One warm, summer afternoon in 1976, Tanya Twoteeth was crossing Green Meadow to play at a friend’s house.
Her life changed in an instant.
“I was hit by a car when I was four and a half,” she said.
The hit and run incident caused 15 breaks in her right leg between her knee and her ankle, fractured her skull and tore a chunk of skin from her leg, leaving a significant scar still visible today.
“To this day if I sit in the wrong position or if I sit on my knees, it (my kneecap) will catch itself and my knee will almost slip off,” said Twoteeth, now 41, her frown and furrowed brow illuminated in the dim light of her home in the Helena valley.
Twoteeth exists in the dizzying world of chronic pain.
Many of Twoteeth’s bones did not grow normally due to a lack of medical technology to treat her injuries at the time.
The pain also causes the 5-foot-5-inch woman to fight a losing battle with maintaining a healthy weight.
She’s fluctuated from a low of 99 pounds to a high of 127 pounds. She currently weighs in at a mere 118 pounds.
For years she chewed her pain medication rather than swallowing it whole – she said it takes effect faster that way – and, as a result, has lost a number of her teeth. She now wears a full set of dentures.
Twoteeth says she’s been characterized as a meth addict and discriminated against for taking her native husband’s last name.
She’s struggled with shifting discs in her back and keeping the years-old skin graft on her right leg healthy.
Because of the growing stigma associated with opiates and abuse, she has found it challenging to get the medicine she said she needs in order to function.

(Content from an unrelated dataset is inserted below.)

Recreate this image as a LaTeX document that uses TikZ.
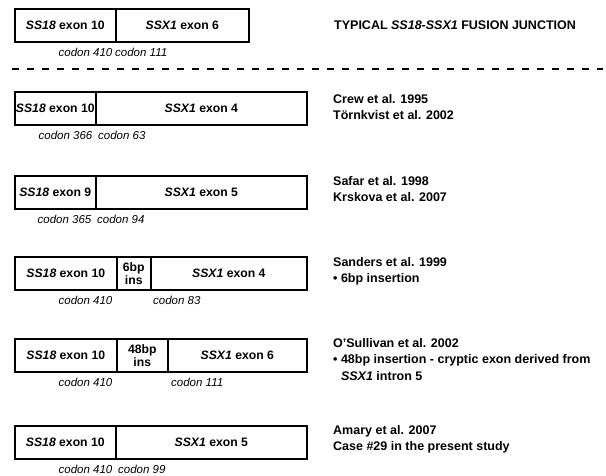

“I almost can’t do anything without them,” she said. “I hurt. I get stiff. I get muscle spasms.”
Twoteeth said she knows the difference between treating her pain and feeding an addiction to narcot-ics.
After a botched surgery attempting to reconstruct her twisted back in 2002, she was put on disability and subsequently on 200 mg of OxyContin each day for over three years.
“With the OxyContin I was basically wasted,” Twoteeh said. “I was so doped up I didn’t know whether I was coming or going.
“Then your body gets used to it and your body wants more.”
“I felt more like I was just feeding an addiction,” she said. “It became a problem.”
Five years ago, she went to Dr. Chris Christensen’s medical practice in Florence and was put on a new, rigid pain management program.
She started seeing a drug counselor and was prescribed a combination of a low dose of Methadone and medical marijuana to help her combat her daily ailments.
“I gained almost 30 pounds with the program,” said Twoteeth. “I can do things. I can enjoy life.
“I was more pain free with that on the Methadone and the marijuana than I’ve ever been in my life,” she said.
And then in April Ravalli County deputies, state and federal authorities and Drug Enforcement Ad-ministration agents raided Christensen’s clinic. The doors were locked and his license was suspended indefinitely.
Though no charges have yet been filed, accusations against him include overprescribing, two drug overdose deaths and a fraudulent, cash-only practice.
Twoteeth was devastated.
“I wanted to cry,” she said. “I still do.”
Unable to fill her prescriptions, Twoteeth said she has been reduced to a shell of the person she was on Christensen’s program.
“I’ve had to go on the streets a couple times,” said Twoteeth, as tears rolled down her face. “They’re making me a criminal and it’s not fair, because I’m in pain.
“It’s not fair,” she said. “I need a doctor.”